The same also holds true for TV series and other ongoing or multi part stories. There are always exceptions, but for the most part I won’t give something up just because one character leaves a team or group story. I may give it up if they can’t continue creating quality stories without the character, but I won’t drop them just because a character leaves.
Usually, yes. Im a big fan of big rosters in teams and prefer circulating core team. Unfortunately, that doesnt happen often anymore. I´d like pretty much every team to include at least 10 members at any given time.
I prefer teams WITHOUT big stars in them.
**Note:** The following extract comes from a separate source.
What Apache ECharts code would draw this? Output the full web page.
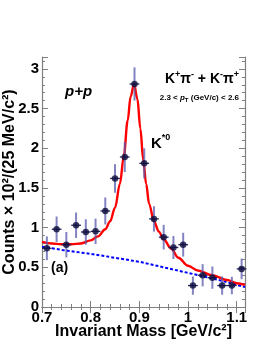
<!DOCTYPE html>
<html><head><meta charset="utf-8">
<script src="https://cdn.jsdelivr.net/npm/echarts@6/dist/echarts.min.js"></script>
<style>html,body{margin:0;padding:0;background:#fff}#c{width:266px;height:344px}</style>
</head><body><div id="c"></div>
<script>
// ---- data ----
const massBins = [0.71,0.73,0.75,0.77,0.79,0.81,0.83,0.85,0.87,0.89,0.91,0.93,0.95,0.97,0.99,1.01,1.03,1.05,1.07,1.09,1.11];
const counts   = [0.74,0.98,0.785,1.03,0.945,0.953,1.21,1.62,1.89,2.81,1.81,1.11,0.88,0.75,0.785,0.27,0.40,0.37,0.27,0.27,0.48];
const countErr = [0.15,0.16,0.16,0.16,0.16,0.16,0.17,0.18,0.19,0.21,0.19,0.16,0.155,0.145,0.15,0.115,0.14,0.14,0.115,0.11,0.13];
const binHalfWidth = [0.01,0.01,0.01,0.01,0.01,0.01,0.01,0.01,0.01,0.01,0.01,0.01,0.01,0.01,0.01,0.01,0.01,0.01,0.01,0.01,0.01];

const fitMass = [0.700,0.720,0.740,0.760,0.780,0.800,0.815,0.830,0.840,0.850,0.860,0.868,0.876,0.882,0.889,0.896,0.902,0.908,0.914,0.920,0.930,0.940,0.950,0.965,0.980,1.000,1.020,1.050,1.080,1.100,1.117];
const fitTotal = [0.82,0.80,0.79,0.79,0.80,0.84,0.89,0.98,1.08,1.25,1.55,1.90,2.35,2.65,2.81,2.62,2.25,1.85,1.55,1.30,1.08,0.95,0.85,0.74,0.62,0.52,0.46,0.40,0.34,0.30,0.28];

const bkgMass = [0.700,0.750,0.800,0.850,0.900,0.950,1.000,1.050,1.100,1.117];
const bkgVal  = [0.76,0.71,0.67,0.62,0.57,0.50,0.43,0.36,0.28,0.25];

const xRange = [0.7, 1.117];
const yRange = [0, 3.15];
const xTickStep = 0.1;
const yTickStep = 0.5;

const FONT = "'Liberation Sans', Arial, Helvetica, sans-serif";
const AX = '#7f7f7f';

const chart = echarts.init(document.getElementById('c'), null, {renderer: 'canvas'});

const tickLab = {fontFamily: FONT, fontWeight: 'bold', fontSize: 15, color: '#000'};

function axisCommon(show) {
  return {
    axisLine: {show: true, lineStyle: {color: AX, width: 1.2}},
    axisTick: {show: true, inside: true, length: 6, lineStyle: {color: AX, width: 1}},
    minorTick: {show: true, splitNumber: 5, length: 3, lineStyle: {color: AX, width: 1}},
    splitLine: {show: false},
    axisLabel: show ? Object.assign({showMaxLabel: false}, tickLab) : {show: false}
  };
}

const errData = massBins.map((m, i) => [m, counts[i], countErr[i], binHalfWidth[i]]);

const option = {
  animation: false,
  backgroundColor: '#fff',
  grid: {left: 42, right: 21, top: 57, bottom: 37, containLabel: false, outerBoundsMode: 'none'},
  xAxis: [
    Object.assign({type: 'value', min: xRange[0], max: xRange[1], interval: xTickStep, position: 'bottom',
      name: 'Invariant Mass [GeV/c²]', nameLocation: 'middle', nameGap: 17, nameMoveOverlap: false,
      nameTextStyle: {fontFamily: FONT, fontWeight: 'bold', fontSize: 16, color: '#000', verticalAlign: 'top'}}, axisCommon(true),
      {axisLabel: Object.assign({showMaxLabel: false, margin: 3}, tickLab)}),
    Object.assign({type: 'value', min: xRange[0], max: xRange[1], interval: xTickStep, position: 'top'}, axisCommon(false))
  ],
  yAxis: [
    Object.assign({type: 'value', min: yRange[0], max: yRange[1], interval: yTickStep, position: 'left',
      name: 'Counts × 10²/(25 MeV/c²)', nameLocation: 'middle', nameGap: 24, nameMoveOverlap: false,
      nameTextStyle: {fontFamily: FONT, fontWeight: 'bold', fontSize: 16, color: '#000', verticalAlign: 'bottom'}}, axisCommon(true),
      {axisLabel: Object.assign({showMaxLabel: false, margin: 3}, tickLab)}),
    Object.assign({type: 'value', min: yRange[0], max: yRange[1], interval: yTickStep, position: 'right'}, axisCommon(false))
  ],
  series: [
    {
      type: 'line', data: bkgMass.map((m, i) => [m, bkgVal[i]]), showSymbol: false, symbol: 'none',
      lineStyle: {color: '#0000ff', width: 2, type: [3, 2]}, z: 2, clip: true
    },
    {
      type: 'line', data: fitMass.map((m, i) => [m, fitTotal[i]]), showSymbol: false, symbol: 'none',
      smooth: 0.35, smoothMonotone: 'x',
      lineStyle: {color: '#ff0000', width: 2.4}, z: 3, clip: true
    },
    {
      type: 'custom', data: errData, z: 4, clip: false,
      renderItem: function (params, api) {
        const x = api.value(0), y = api.value(1), e = api.value(2), w = api.value(3);
        const top = api.coord([x, y + e]);
        const bot = api.coord([x, y - e]);
        const l = api.coord([x - w, y]);
        const r = api.coord([x + w, y]);
        return {type: 'group', children: [
          {type: 'line', shape: {x1: top[0], y1: top[1], x2: bot[0], y2: bot[1]},
           style: {stroke: 'rgba(90,90,175,0.75)', lineWidth: 2}},
          {type: 'line', shape: {x1: l[0], y1: l[1], x2: r[0], y2: r[1]},
           style: {stroke: '#26265e', lineWidth: 1.3}}
        ]};
      }
    },
    {
      type: 'scatter', data: massBins.map((m, i) => [m, counts[i]]), symbol: 'circle', symbolSize: 6.5,
      itemStyle: {color: '#0b0b3b'}, z: 5
    }
  ],
  graphic: [
    {type: 'text', left: 65, top: 84, style: {text: 'p+p', font: "italic bold 15px " + FONT, fill: '#000'}},
    {type: 'text', right: 27, top: 70, style: {
      text: '{b|K}{s|+}{b|π}{s|-}{b| + K}{s|-}{b|π}{s|+}',
      rich: {
        b: {fontFamily: FONT, fontWeight: 'bold', fontSize: 14, fill: '#000', lineHeight: 16, verticalAlign: 'bottom'},
        s: {fontFamily: FONT, fontWeight: 'bold', fontSize: 9, fill: '#000', lineHeight: 16, verticalAlign: 'top'}
      }}},
    {type: 'text', right: 27, top: 94, style: {
      text: '{n|2.3 < }{i|p}{t|T}{n| (GeV/c) < 2.6}',
      rich: {
        n: {fontFamily: FONT, fontWeight: 'bold', fontSize: 8, fill: '#000', lineHeight: 11, verticalAlign: 'middle'},
        i: {fontFamily: FONT, fontWeight: 'bold', fontStyle: 'italic', fontSize: 8, fill: '#000', lineHeight: 11, verticalAlign: 'middle'},
        t: {fontFamily: FONT, fontWeight: 'bold', fontSize: 6, fill: '#000', lineHeight: 11, verticalAlign: 'bottom'}
      }}},
    {type: 'text', left: 151, top: 133, style: {
      text: '{b|K}{s|*0}',
      rich: {
        b: {fontFamily: FONT, fontWeight: 'bold', fontSize: 15, fill: '#000', lineHeight: 18, verticalAlign: 'bottom'},
        s: {fontFamily: FONT, fontWeight: 'bold', fontSize: 9, fill: '#000', lineHeight: 12, verticalAlign: 'top'}
      }}},
    {type: 'text', left: 51, top: 261, style: {text: '(a)', font: "bold 14px " + FONT, fill: '#000'}}
  ]
};
chart.setOption(option);
</script>
</body></html>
If I want Superman or Captain America, I’ll pick up their books. My favorite runs of Avengers and JLA typically have much higher percentages of “supporting” characters.
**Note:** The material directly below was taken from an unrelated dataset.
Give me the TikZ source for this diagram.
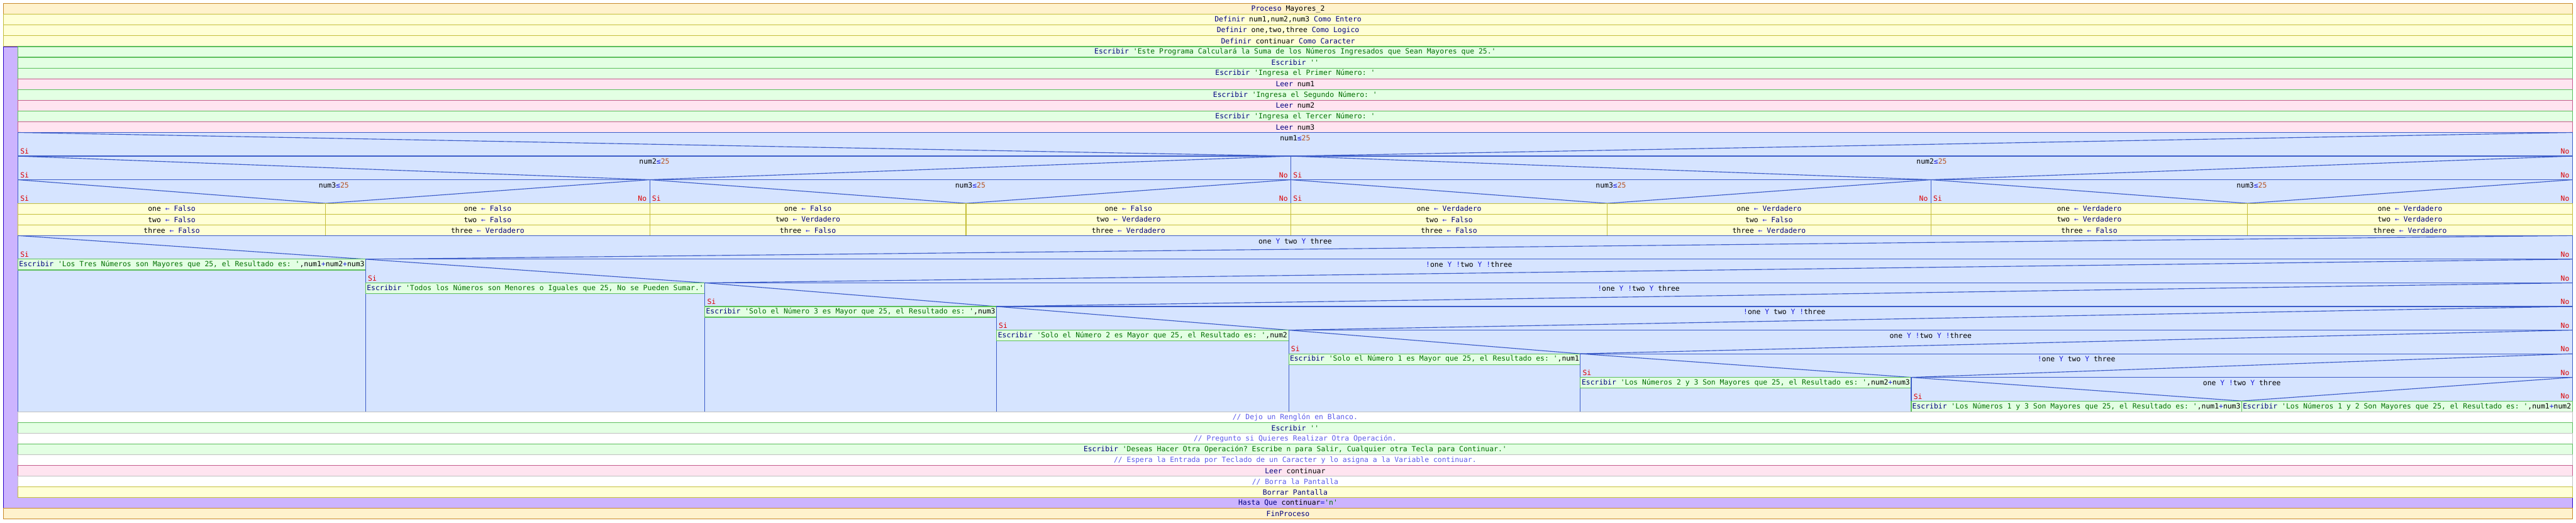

100% My favorite incarnation of the Justice League is the International. I prefer the Defenders when it’s Valkyrie, Nighthawk, Hellcat, and Dr. Strange. The Legion works just fine when Wildfire, Dawnstar, Bouncing Boy, Blok, and Tyroc are heading up the adventure.
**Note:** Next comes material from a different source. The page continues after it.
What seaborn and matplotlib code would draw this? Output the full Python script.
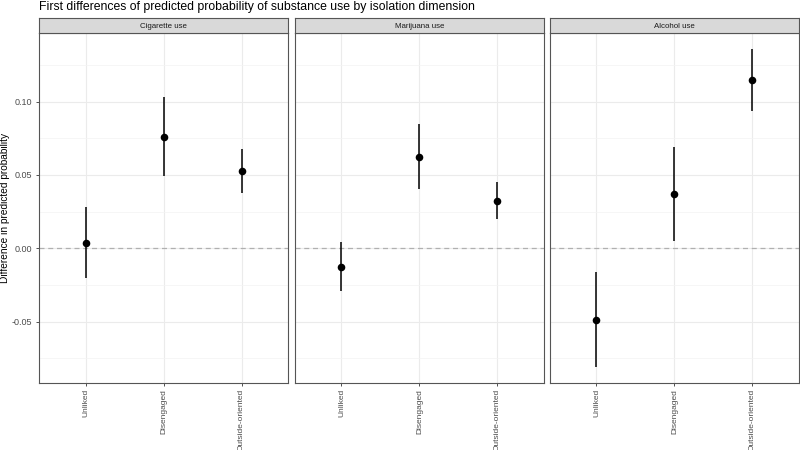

The problem with only having the “stars” on a team is that you’ll never be able to gain respect and momentum for newer characters. We all know what a Batman/Superman/Wonder Woman team looks like. We’ve all seen Iron Man/Thor/Captain America Avengers. And I for one have seen enough shoehorning of Spider-Man and Wolverine into everything (even though I like them). X-Men has classically done a good job of rotating core members around classic anchor leaders. The later Justice League cartoon episodes are my favorite for adding an enormous cast and focusing on a handful of them at a time. I definitely vote for more page time for lesser known characters so we can get to know them more and develop a love for fresh faces.
Yes. Justice League Unlimited cartoon was pretty much best Justice League theres ever been, because it had EVERYONE.
I keep hoping that someday we will get another series like JLU that shifts the focus between characters or groups of characters every few episodes. I loved that even the villains got the spotlight a couple of times rather than just as part of a story featuring a hero or heroes as the main cast.
I usually do. But I don’t think it is fair to call the current teams “Avengers”, when they have become more open-ended than the Defenders ever were. Nor do I see a point in calling groups such as the latest so-called Fearless Defenders and Secret Avengers by those names, either. Or, for that matter, calling the Marvel Knights “Defenders” on TV.
That is not a lack of star power. It is canniballizing established names to sell unrelated goods.